映画の構造でいくと、冒頭はS.W.A.T.対バイオロイドの壮絶なバトルを描きこみ、中盤はシドニーのオペラハウスにてジャッキー・チェンならではの壮絶アクションを展開、そしてクライマックスは『スター・ウォーズ』か『ターミネーター』か? といった、かなり荒唐無稽なSFマインドへ発展していきます。

おそらく世の大半のジャッキー・ファンが見たいのは冒頭と中盤のノリであり、クライマックスは「?」「?」「?」となることでしょう。

もっとも、今回はマーベルやD.C.などのSFヒーロー・アクション・シリーズのノリをジャッキー映画に組み入れてみようという試みだったようにも思えてなりません。

また、そのことであまりSFマインドに作品が引きずり込まれず、あくまでもアクション主体であることを作る側の戒めとして忘れないために、主題歌を《英雄故事》にしたのだと捉えることも可能でしょう。

実際、本作で輝いているのは、主人公の部下スー役のエリカ・シアホウと、女殺し屋役のテス・ハウブリックで、両者が繰り広げる壮絶かつ華麗なヒロイン・アクションの数々には、そのSFチックなコスチュームも功を奏して非常に魅力的です。
(クライマックスに至っては、ほとんどエリカ・シアホウのためにシーンが用意されているとしか思えないほど!)

またショウ・ルオとオーヤン・ナナのさわやかな初々しさも特筆しておくべきでしょう。

そういえばショウ・ルオが劇中ジャッキー・チェンやブルース・リーの下手な物真似をして「ジャッキー・チェンのつもりか?」とチンピラたちに呆れられるくだりがありますが、本作はハリウッドSFも含めた映画パロディともオマージュとも取れる要素がてんこもりで、そういった部分を楽しめるかどうかでも評価は変わるかもしれません。

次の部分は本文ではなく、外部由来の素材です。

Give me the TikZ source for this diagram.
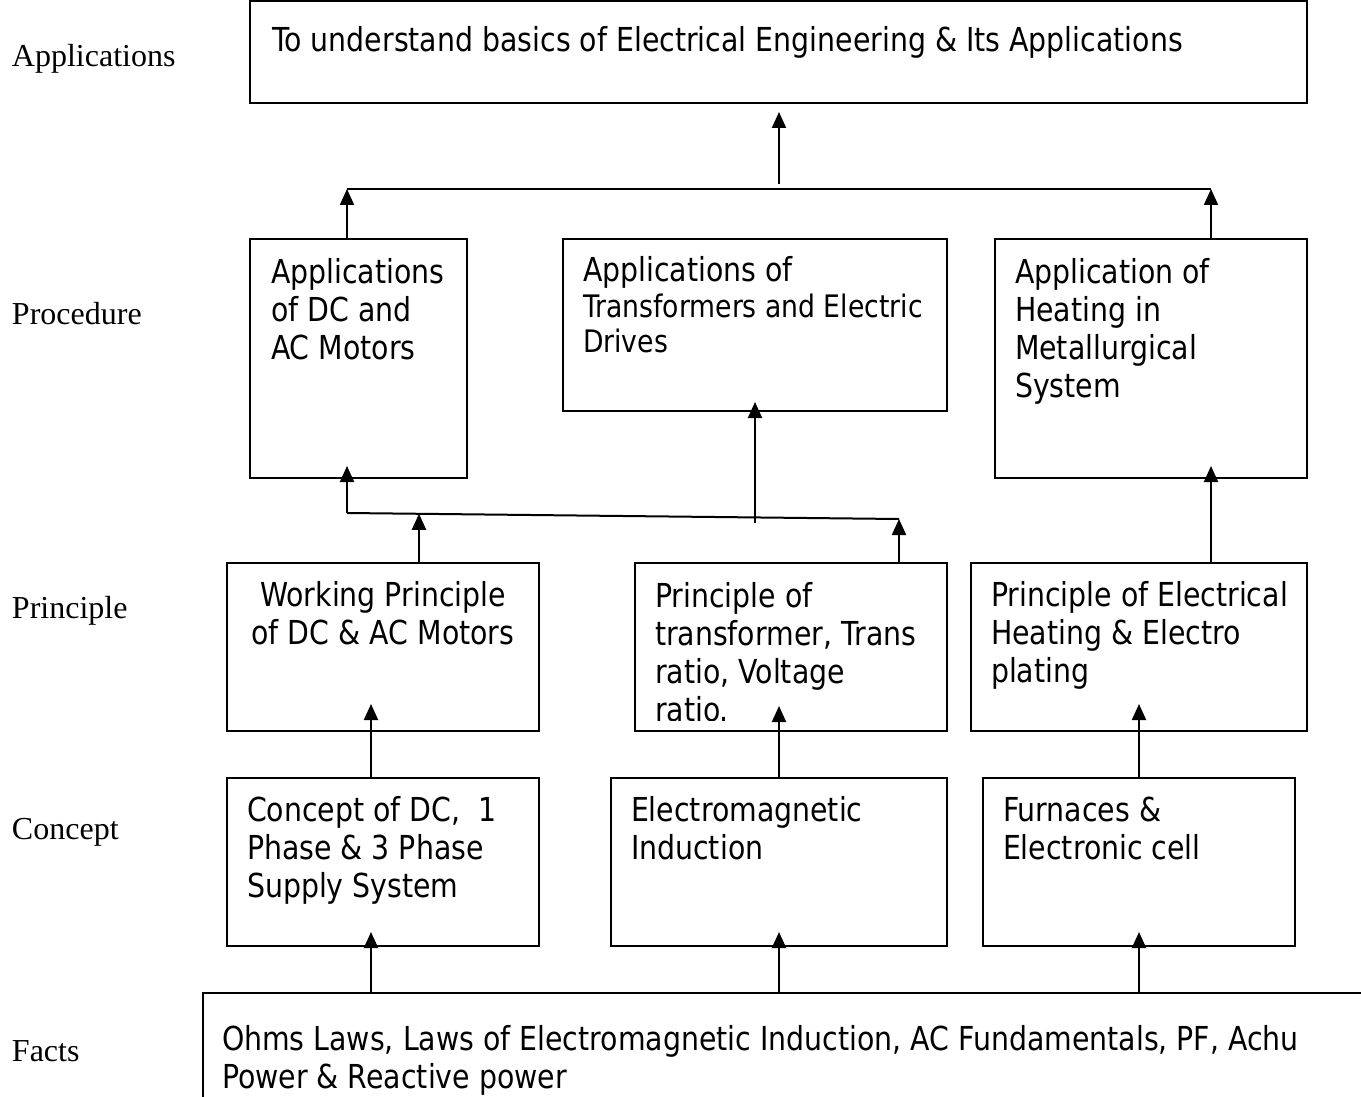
\documentclass[tikz,border=0pt]{standalone}
\usepackage{fontspec}
\setmainfont{Liberation Serif}
\newfontfamily\boxfont[FakeStretch=0.86]{DejaVu Sans}
\usetikzlibrary{arrows.meta,calc}
\begin{document}
\begin{tikzpicture}[x=1pt,y=-1pt,
  box/.style={draw,line width=2pt,inner sep=0pt,outer sep=0pt,anchor=north west},
  txt/.style={inner sep=0pt,outer sep=0pt,align=left,font=\boxfont\fontsize{33}{38}\selectfont},
  txtsm/.style={inner sep=0pt,outer sep=0pt,align=left,font=\boxfont\fontsize{31}{35}\selectfont},
  lab/.style={inner sep=0pt,outer sep=0pt,anchor=base west,font=\fontsize{32}{38}\selectfont},
  arr/.style={line width=2pt,-{Triangle[length=16pt,width=14pt]}},
  ln/.style={line width=2pt}]
\useasboundingbox[fill=white] (0,0) rectangle (1361,1097);
% boxes
\node[box,minimum width=1057pt,minimum height=102pt] (top) at (250,1) {};
\node[box,minimum width=217pt,minimum height=239pt] (p1) at (250,239) {};
\node[box,minimum width=384pt,minimum height=172pt] (p2) at (563,239) {};
\node[box,minimum width=312pt,minimum height=239pt] (p3) at (995,239) {};
\node[box,minimum width=312pt,minimum height=168pt] (r1) at (227,563) {};
\node[box,minimum width=312pt,minimum height=168pt] (r2) at (635,563) {};
\node[box,minimum width=336pt,minimum height=168pt] (r3) at (971,563) {};
\node[box,minimum width=312pt,minimum height=168pt] (c1) at (227,778) {};
\node[box,minimum width=336pt,minimum height=168pt] (c2) at (611,778) {};
\node[box,minimum width=312pt,minimum height=168pt] (c3) at (983,778) {};
\node[box,minimum width=1200pt,minimum height=140pt] (facts) at (203,993) {};
% box texts (anchor = baseline of the last line)
\node[txt,anchor=base west] (ttop) at (272,52) {To understand basics of Electrical Engineering \& Its Applications};
\node[txt,anchor=base west] (tp1) at (271,359) {Applications\\of DC and\\AC Motors};
\node[txt,anchor=base west] (tp2a) at (583,281) {Applications of};
\node[txtsm,anchor=base west] (tp2b) at (583,352) {Transformers and Electric\\Drives};
\node[txt,anchor=base west] (tp3) at (1015,397) {Application of\\Heating in\\Metallurgical\\System};
\node[txt,anchor=base,align=center] (tr1) at (383,644) {Working Principle\\of DC \& AC Motors};
\begin{scope}
\clip (635,563) rectangle (947,720);
\node[txt,anchor=base west] (tr2) at (655,721) {Principle of\\transformer, Trans\\ratio, Voltage\\ratio.};
\end{scope}
\node[txt,anchor=base west] (tr3) at (991,682) {Principle of Electrical\\Heating \& Electro\\plating};
\node[txt,anchor=base west] (tc1) at (247,897) {Concept of DC,~~1\\Phase \& 3 Phase\\Supply System};
\node[txt,anchor=base west] (tc2) at (631,859) {Electromagnetic\\Induction};
\node[txt,anchor=base west] (tc3) at (1003,859) {Furnaces \&\\Electronic cell};
\node[txt,anchor=base west] (tf) at (222,1088) {Ohms Laws, Laws of Electromagnetic Induction, AC Fundamentals, PF, Achu\\Power \& Reactive power};
% left labels
\node[lab] (lapp) at (12,67) {Applications};
\node[lab] (lproc) at (12,324) {Procedure};
\node[lab] (lprin) at (12,618) {Principle};
\node[lab] (lconc) at (12,839) {Concept};
\node[lab] (lfact) at (12,1061) {Facts};
% coordinates
\coordinate (xa) at (371,0);
\coordinate (xb) at (779,0);
\coordinate (xc) at (1139,0);
\coordinate (xd) at (1211,0);
\coordinate (jl) at (347,513);
\coordinate (jr) at (899,519);
\coordinate (jm) at ($(jl)!0.1304!(jr)$);
\coordinate (jv) at (755,523);
\coordinate (hl) at (347,189);
\coordinate (hr) at (1211,189);
\coordinate (tv) at (779,184);
% connectors
\draw[arr] (facts.north -| xa) -- ($(c1.south -| xa)+(0,-14)$);
\draw[arr] (facts.north -| xb) -- ($(c2.south -| xb)+(0,-14)$);
\draw[arr] (facts.north -| xc) -- ($(c3.south -| xc)+(0,-14)$);
\draw[arr] (c1.north -| xa) -- ($(r1.south -| xa)+(0,-27)$);
\draw[arr] (c2.north -| xb) -- ($(r2.south -| xb)+(0,-25)$);
\draw[arr] (c3.north -| xc) -- ($(r3.south -| xc)+(0,-27)$);
\draw[ln] (jl) -- (jr);
\draw[arr] (r1.north -| jm) -- (jm);
\draw[arr] (r2.north -| jr) -- (jr);
\draw[arr] (jl) -- ($(p1.south -| jl)+(0,-12)$);
\draw[arr] (jv) -- ($(p2.south -| jv)+(0,-9)$);
\draw[arr] (r3.north -| xd) -- ($(p3.south -| xd)+(0,-12)$);
\draw[ln] (hl) -- (hr);
\draw[arr] (p1.north -| hl) -- (hl);
\draw[arr] (p3.north -| hr) -- (hr);
\draw[arr] (tv) -- ($(top.south -| tv)+(0,9)$);
\end{tikzpicture}
\end{document}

そして1980年代から90年代にかけてアクション映画のジャンルに革命をもたらし、香港のみならず世界中にその名を轟かせたジャッキー・チェン。

1954年4月7日生まれで現在66歳になったばかりの彼ですが(本作が公開されたときは63歳くらい)、今回は白髪交じりの老けた風貌で“父性”を醸し出しているあたり、アクションだけでなくその存在感を通してアクション・スターとしてのみならず、いぶし銀の魅力を発するアクターとしても評価したいところ。

エンドタイトルはジャッキー映画おなじみNGシーンの羅列となりますが、それらを見るとやはり「ジャッキー・チェンの映画を見た!」といった安堵感に包まれます。

何度も繰り返しますが、『ポリス・ストーリー』のことはあまり意識せず、ジャッキー・チェンがマーベルのりのSFアクションに挑戦した意欲作として接してみてください!